Kajū-ji (勧修寺, Kajū-ji), also sometimes spelled "Kwajū-ji" or "Kanshu-ji, is a Shingon Buddhist temple in Yamashina-ku, Kyoto, Japan.

==History==
A temple has existed on this site from as early as 900 AD. Kajū-ji, known familiarly as "Kikki-san," was founded by Emperor Daigo. This site is said to have been chosen because the mother of the emperor had lived a significant part of her life in this place; and after her death, the temple was established in her memory.

The temple was destroyed in 1470 during the Onin War and then later restored by the Tokugawa family and the Imperial Household. Successive head priests have been drawn directly from the Imperial family. Mito Mitsukuni (popularly known as Mito Komon) is said to have donated the stone lantern in front of the Shoin.

===Monzeki===
Japanese Buddhist priests of aristocratic or imperial lineage were more particularly identified as monzeki (門跡, monzeki). The term was also applied to the temples and monastic communities in which they were joined; and Kajū-ji was a monzeki temple. Beginning in 942, imperial princes lived as monks at Kajū-ji.

The eldest son of head of the Fushimi-no-miya branches of the imperial family was adopted at age two in 1818 by former-Emperor Kōkaku.
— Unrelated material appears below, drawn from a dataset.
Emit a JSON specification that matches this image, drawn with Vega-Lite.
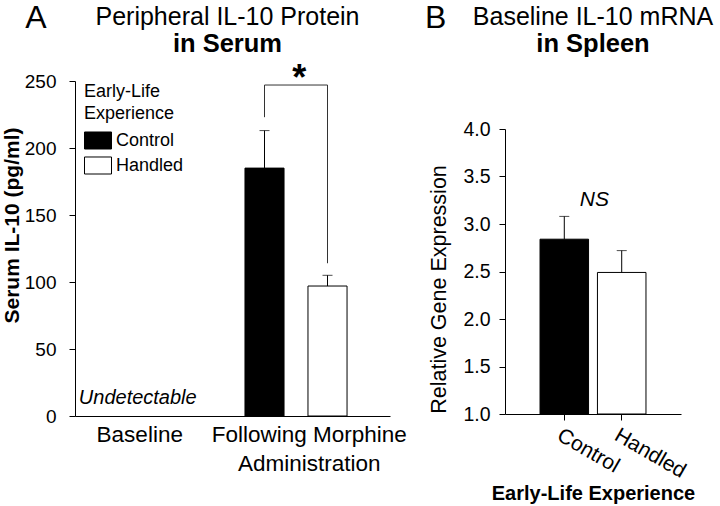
{
  "$schema": "https://vega.github.io/schema/vega-lite/v6.json",
  "background": "white",
  "padding": {"left": 1, "top": 1, "right": 0, "bottom": 0},
  "config": {
    "font": "Liberation Sans",
    "view": {"stroke": null},
    "axis": {"domainColor": "black", "tickColor": "black", "labelColor": "black", "titleColor": "black", "grid": false, "labelFontSize": 19, "titleFontSize": 22, "tickSize": 6, "domainWidth": 1, "tickWidth": 1},
    "title": {"color": "black", "subtitleColor": "black"},
    "legend": {"labelColor": "black", "titleColor": "black"}
  },
  "spacing": 17,
  "resolve": {"scale": {"fill": "independent"}, "legend": {"fill": "independent"}},
  "hconcat": [
    {
      "title": {"text": "A", "fontSize": 32, "fontWeight": "normal", "anchor": "start", "offset": -30, "dx": 24},
      "resolve": {"scale": {"fill": "independent"}, "legend": {"fill": "independent"}},
      "vconcat": [
        {
          "width": 315,
          "height": 359,
          "title": {"text": "Peripheral IL-10 Protein", "subtitle": "in Serum", "fontSize": 25, "fontWeight": "normal", "subtitleFontSize": 25.5, "subtitleFontWeight": "bold", "subtitlePadding": 2, "frame": "group", "offset": 0, "anchor": "middle", "dx": -5},
          "layer": [
            {
              "data": {"values": [
                {"cond": "Following Morphine Administration", "group": "Control", "mean": 185, "err": 213},
                {"cond": "Following Morphine Administration", "group": "Handled", "mean": 97, "err": 105}
              ]},
              "mark": {"type": "bar", "stroke": "black", "strokeWidth": 1},
              "encoding": {
                "x": {"field": "cond", "type": "nominal", "scale": {"domain": ["Baseline", "Following Morphine Administration"], "paddingInner": 0, "paddingOuter": 0},
                  "axis": {"title": null, "ticks": false, "labelAngle": 0, "labelFontSize": 22.5, "labelPadding": 7, "labelLineHeight": 29, "labelLimit": 400,
                    "labelExpr": "datum.value == 'Baseline' ? 'Baseline' : ['Following Morphine', 'Administration']",
                    "labelOffset": {"condition": {"test": "datum.value == 'Baseline'", "value": -14}, "value": -2}}},
                "xOffset": {"field": "group", "type": "nominal", "scale": {"domain": ["Control", "Handled"], "paddingInner": 0.38, "paddingOuter": 0.44, "align": 0.225}},
                "y": {"field": "mean", "type": "quantitative", "scale": {"domain": [0, 250], "nice": false, "range": [359, 24]},
                  "axis": {"values": [0, 50, 100, 150, 200, 250], "title": "Serum IL-10 (pg/ml)", "titleFontWeight": "bold", "titleFontSize": 21, "labelPadding": 13, "titlePadding": 2, "titleY": 168}},
                "fill": {"field": "group", "type": "nominal", "scale": {"domain": ["Control", "Handled"], "range": ["black", "white"]},
                  "legend": {"orient": "none", "legendX": 9, "legendY": 26, "title": ["Early-Life", "Experience"], "titleFontSize": 18, "titleFontWeight": "normal", "titleLineHeight": 22, "titlePadding": 5, "labelFontSize": 18, "labelOffset": 4, "symbolType": "M-1,-0.63H1V0.63H-1Z", "symbolSize": 729, "symbolStrokeColor": "black", "symbolStrokeWidth": 1, "padding": 0, "rowPadding": 0, "clipHeight": 25}}
              }
            },
            {
              "data": {"values": [
                {"cond": "Following Morphine Administration", "group": "Control", "mean": 185, "err": 213},
                {"cond": "Following Morphine Administration", "group": "Handled", "mean": 97, "err": 105}
              ]},
              "mark": {"type": "rule", "color": "black", "strokeWidth": 1},
              "encoding": {
                "x": {"field": "cond", "type": "nominal"},
                "xOffset": {"field": "group", "type": "nominal"},
                "y": {"field": "mean", "type": "quantitative"},
                "y2": {"field": "err"}
              }
            },
            {
              "data": {"values": [
                {"cond": "Following Morphine Administration", "group": "Control", "mean": 185, "err": 213},
                {"cond": "Following Morphine Administration", "group": "Handled", "mean": 97, "err": 105}
              ]},
              "mark": {"type": "tick", "color": "black", "size": 10, "thickness": 1},
              "encoding": {
                "x": {"field": "cond", "type": "nominal"},
                "xOffset": {"field": "group", "type": "nominal"},
                "y": {"field": "err", "type": "quantitative"}
              }
            },
            {
              "data": {"values": [
                {"cond": "Following Morphine Administration", "group": "Control", "y": 223, "o": 1},
                {"cond": "Following Morphine Administration", "group": "Control", "y": 247, "o": 2},
                {"cond": "Following Morphine Administration", "group": "Handled", "y": 247, "o": 3},
                {"cond": "Following Morphine Administration", "group": "Handled", "y": 114, "o": 4}
              ]},
              "mark": {"type": "line", "color": "#333333", "strokeWidth": 1},
              "encoding": {
                "x": {"field": "cond", "type": "nominal"},
                "xOffset": {"field": "group", "type": "nominal"},
                "y": {"field": "y", "type": "quantitative"},
                "order": {"field": "o", "type": "quantitative"}
              }
            },
            {
              "data": {"values": [
                {"cond": "Following Morphine Administration", "label": "*", "y": 243}
              ]},
              "mark": {"type": "text", "fontSize": 36, "fontWeight": "bold", "color": "black", "baseline": "alphabetic", "dx": -12},
              "encoding": {
                "x": {"field": "cond", "type": "nominal"},
                "y": {"field": "y", "type": "quantitative"},
                "text": {"field": "label"}
              }
            },
            {
              "data": {"values": [
                {"cond": "Baseline", "label": "Undetectable", "y": 9}
              ]},
              "mark": {"type": "text", "fontSize": 20, "fontStyle": "italic", "color": "black", "baseline": "alphabetic", "dx": -16},
              "encoding": {
                "x": {"field": "cond", "type": "nominal"},
                "y": {"field": "y", "type": "quantitative"},
                "text": {"field": "label"}
              }
            }
          ]
        }
      ]
    },
    {
      "title": {"text": "B", "fontSize": 32, "fontWeight": "normal", "anchor": "start", "offset": -30, "dx": -4},
      "resolve": {"scale": {"fill": "independent"}, "legend": {"fill": "independent"}},
      "vconcat": [
        {
          "width": 176,
          "height": 357,
          "title": {"text": "Baseline IL-10 mRNA", "subtitle": "in Spleen", "fontSize": 25, "fontWeight": "normal", "subtitleFontSize": 25.5, "subtitleFontWeight": "bold", "subtitlePadding": 2, "frame": "group", "offset": 0, "anchor": "middle"},
          "data": {"values": [
            {"group": "Control", "mean": 2.84, "err": 3.08},
            {"group": "Handled", "mean": 2.49, "err": 2.72}
          ]},
          "layer": [
            {
              "mark": {"type": "bar", "stroke": "black", "strokeWidth": 1},
              "encoding": {
                "x": {"field": "group", "type": "nominal", "scale": {"domain": ["Control", "Handled"], "paddingInner": 0.155, "paddingOuter": 0.61},
                  "axis": {"title": "Early-Life Experience", "titleFontWeight": "bold", "titleFontSize": 20, "labelAngle": 30, "labelAlign": "left", "labelBaseline": "top", "labelFontSize": 21, "labelPadding": 4, "titlePadding": 2}},
                "y": {"field": "mean", "type": "quantitative", "scale": {"domain": [1, 4], "zero": false, "nice": false, "range": [357, 72]},
                  "axis": {"values": [1, 1.5, 2, 2.5, 3, 3.5, 4], "format": ".1f", "title": "Relative Gene Expression", "titleFontWeight": "normal", "titleFontSize": 21.5, "labelFontSize": 19.5, "labelPadding": 9, "titlePadding": 12, "titleY": 232}},
                "y2": {"datum": 1},
                "fill": {"field": "group", "type": "nominal", "scale": {"domain": ["Control", "Handled"], "range": ["black", "white"]}, "legend": null}
              }
            },
            {
              "mark": {"type": "rule", "color": "black", "strokeWidth": 1},
              "encoding": {
                "x": {"field": "group", "type": "nominal"},
                "y": {"field": "mean", "type": "quantitative"},
                "y2": {"field": "err"}
              }
            },
            {
              "mark": {"type": "tick", "color": "black", "size": 10, "thickness": 1},
              "encoding": {
                "x": {"field": "group", "type": "nominal"},
                "y": {"field": "err", "type": "quantitative"}
              }
            },
            {
              "data": {"values": [{"group": "Handled", "label": "NS", "y": 3.19}]},
              "mark": {"type": "text", "fontSize": 21, "fontStyle": "italic", "color": "black", "baseline": "alphabetic", "align": "center", "dx": -3},
              "encoding": {
                "x": {"field": "group", "type": "nominal", "bandPosition": 0},
                "y": {"field": "y", "type": "quantitative"},
                "text": {"field": "label"}
              }
            }
          ]
        }
      ]
    }
  ]
}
Akira-shinnō entered the priesthood under the title Siahn Hoshinnō and later became prince-abbot of Kajū-ji.

In 1842, he angered the Tokugawa bakufu, which stripped him of his post and confined him to the temple of To-ji. In 1858, Emperor Komei adopted Akira and granted him the title Yamashina-no-miya. In 1864, the bakufu reinstated him.

==Garden and pond==
Kajū-ji is renowned for its gardens and its water-lily pond. The garden would originally have been used for boating and poem-writing parties, but today one can still stroll through the site.

The large pond here, also known as hamuro-no-ike, is the main feature of this garden. This water-garden is known for its lotus, water lilies and irises. The temple pond was probably at one time the main element of a much larger pond and hill garden on the estate of Miyamichi Iemasu, a member of the Heian aristocracy and connected through marriage to the powerful Fujiwara family.

One famous old plum tree transplanted from the Imperial Palace in Edo Period can be viewed year round, but it is said to be best in February.

==Art==
A tapestry image of the preaching Shaka-Nyorai (an alternate name for the founder of Buddhism) has been passed down within the temple over the centuries. This artwork is a National Treasure which is currently held in the collection of Nara National Museum.